Los pequeños se cuidan unos a otros con un verdadero sentido de la responsabilidad. Los mayores cogen en brazos a los más pequeños y Denis sigue sentado en mi rodilla. Monicah y Kevin se pasan de brazos a Samuel, que apenas respira bien, por los problemas respiratorios de una bronquitis crónica y asma que padece.
Para el año 2030, el gobierno keniano se ha propuesto acabar con la existencia de los barrios míseros como Kibera en todo el país, pero contribuir a dotarle una vida digna a los dos millones de personas de aquí es una tarea ardua para poder conseguirlo en 20 años.
Durante mi experiencia en Kibera sólo he visto dos individuos de raza blanca, extranjeros, uno de ellos con pinta de fotógrafo de revista norteamericana. El resto de los que acoge Nairobi se encuentra en centros comerciales como Yaya, a menos de un kilómetro de distancia, donde puedes adquirir prendas de Ermenegildo Zegna o Armani a precio europeo. Una gran mayoría de ellos sigue los consejos de sus respectivas embajadas, como la española, que recomiendan que bajo ningún concepto visites Kibera.

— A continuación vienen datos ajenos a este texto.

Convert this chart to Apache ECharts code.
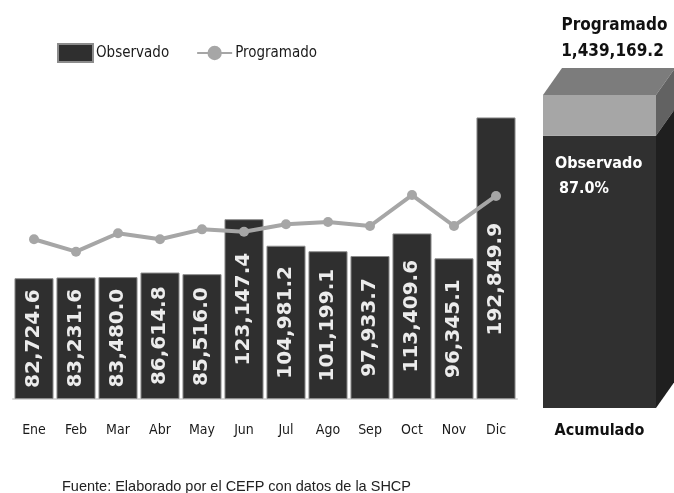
<!DOCTYPE html>
<html>
<head>
<meta charset="utf-8">
<script src="https://cdn.jsdelivr.net/npm/echarts@6/dist/echarts.min.js"></script>
<style>
  html, body { margin: 0; padding: 0; background: #fff; }
  #chart { width: 674px; height: 493px; }
</style>
</head>
<body>
<div id="chart"></div>
<script>
const meses = ["Ene", "Feb", "Mar", "Abr", "May", "Jun", "Jul", "Ago", "Sep", "Oct", "Nov", "Dic"];
const observado = [82724.6, 83231.6, 83480.0, 86614.8, 85516.0, 123147.4, 104981.2, 101199.1, 97933.7, 113409.6, 96345.1, 192849.9];
// (aprox.)
const programado = [109400, 100900, 113500, 109400, 116200, 114600, 119700, 121200, 118500, 139700, 118500, 139100];
const programadoTotal = 1439169.2;
const acumulado = ["Acumulado"];

const narrow = "'DejaVu Sans Condensed', sans-serif";

function fmt(n) {
  const parts = n.toFixed(1).split(".");
  parts[0] = parts[0].replace(/\B(?=(\d{3})+(?!\d))/g, ",");
  return parts.join(".");
}

const observadoTotal = observado.reduce((a, b) => a + b, 0);
const pct = (observadoTotal / programadoTotal * 100).toFixed(1) + "%";

const chart = echarts.init(document.getElementById("chart"));

const option = {
  backgroundColor: "#fff",
  animation: false,
  legend: {
    left: 52,
    top: 38,
    itemWidth: 35,
    itemHeight: 18,
    itemGap: 27,
    textStyle: { fontFamily: narrow, fontSize: 15, color: "#1a1a1a", padding: [0, 0, 0, -2] },
    data: [
      { name: "Observado", icon: "rect" },
      { name: "Programado" },
    ],
  },
  grid: [
    { left: 13, right: 157, top: 107, bottom: 94 },
    { left: 543, right: 18, top: 95, bottom: 85 },
  ],
  xAxis: [
    {
      type: "category",
      gridIndex: 0,
      data: meses,
      axisLine: { lineStyle: { color: "#d9d9d9", width: 2 } },
      axisTick: { show: false },
      axisLabel: { fontFamily: narrow, fontSize: 14, color: "#1a1a1a", margin: 24 },
    },
    {
      type: "category",
      gridIndex: 1,
      data: acumulado,
      axisLine: { show: false },
      axisTick: { show: false },
      axisLabel: { fontFamily: narrow, fontSize: 16, fontWeight: "bold", color: "#111", margin: 15 },
    },
  ],
  yAxis: [
    { type: "value", gridIndex: 0, min: 0, max: 200000, show: false },
    { type: "value", gridIndex: 1, min: 0, max: programadoTotal, show: false },
  ],
  series: [
    {
      name: "Observado",
      type: "bar",
      xAxisIndex: 0,
      yAxisIndex: 0,
      barCategoryGap: "7%",
      itemStyle: { color: "#2f2f2f", borderColor: "#8c8c8c", borderWidth: 1 },
      label: {
        show: true,
        position: "inside",
        rotate: 90,
        fontFamily: "'DejaVu Sans', sans-serif",
        fontWeight: "bold",
        fontSize: 20,
        color: "#ececec",
        formatter: (p) => fmt(p.value),
      },
      data: observado.map((v, i) =>
        i === observado.length - 1 ? { value: v, label: { offset: [-21, 0] } } : v
      ),
      z: 2,
    },
    {
      name: "Programado",
      type: "line",
      xAxisIndex: 0,
      yAxisIndex: 0,
      symbol: "circle",
      symbolSize: 10,
      lineStyle: { color: "#a6a6a6", width: 4 },
      itemStyle: { color: "#a6a6a6" },
      data: programado,
      z: 3,
    },
    {
      type: "custom",
      xAxisIndex: 1,
      yAxisIndex: 1,
      data: [[0, observadoTotal, programadoTotal]],
      encode: { x: 0, y: [1, 2] },
      renderItem: function (params, api) {
        const base = api.coord([0, 0]);
        const band = api.size([1, 0])[0];
        const left = base[0] - band / 2;
        const right = base[0] + band / 2;
        const yBase = base[1];
        const yObs = api.coord([0, api.value(1)])[1];
        const yProg = api.coord([0, api.value(2)])[1];
        const dx = 19, dy = -27;
        return {
          type: "group",
          children: [
            { type: "rect", shape: { x: left, y: yObs, width: right - left, height: yBase - yObs }, style: { fill: "#303030" } },
            { type: "rect", shape: { x: left, y: yProg, width: right - left, height: yObs - yProg }, style: { fill: "#a6a6a6" } },
            { type: "polygon", shape: { points: [[left, yProg], [right, yProg], [right + dx, yProg + dy], [left + dx, yProg + dy]] }, style: { fill: "#7c7c7c" } },
            { type: "polygon", shape: { points: [[right, yProg], [right + dx, yProg + dy], [right + dx, yObs + dy], [right, yObs]] }, style: { fill: "#626262" } },
            { type: "polygon", shape: { points: [[right, yObs], [right + dx, yObs + dy], [right + dx, yBase + dy], [right, yBase]] }, style: { fill: "#1f1f1f" } },
            { type: "text", style: { text: "Programado", x: base[0] + 15, y: yProg - 69, textAlign: "center", textVerticalAlign: "middle", fill: "#111", font: "bold 17px " + narrow } },
            { type: "text", style: { text: fmt(api.value(2)), x: base[0] + 13, y: yProg - 43, textAlign: "center", textVerticalAlign: "middle", fill: "#111", font: "bold 17px " + narrow } },
            { type: "text", style: { text: "Observado", x: left + 12, y: yObs + 28, textAlign: "left", textVerticalAlign: "middle", fill: "#fff", font: "bold 16px " + narrow } },
            { type: "text", style: { text: pct, x: left + 16, y: yObs + 53, textAlign: "left", textVerticalAlign: "middle", fill: "#fff", font: "bold 16px " + narrow } },
          ],
        };
      },
    },
  ],
  graphic: [
    {
      type: "text",
      left: 62,
      top: 479,
      style: {
        text: "Fuente: Elaborado por el CEFP con datos de la SHCP",
        fontFamily: "'Liberation Sans', sans-serif",
        fontSize: 14.5,
        fill: "#222",
      },
    },
  ],
};

chart.setOption(option);
</script>
</body>
</html>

Es cierto que este poblado es un infierno. El poblado es atravesado por las vías férreas que unen Kampala con Nairobi. Diariamente, por la mañana y por la tarde, el tren hace su particular descenso a este abismo, gélido, húmedo y nauseabundo, un lugar que debería desaparecer, indigno para Denis, sus hermanos, sus padres y todo ser humano, y que constituye uno de los nuevos campos de concentración del siglo XXI para nuestra vergüenza.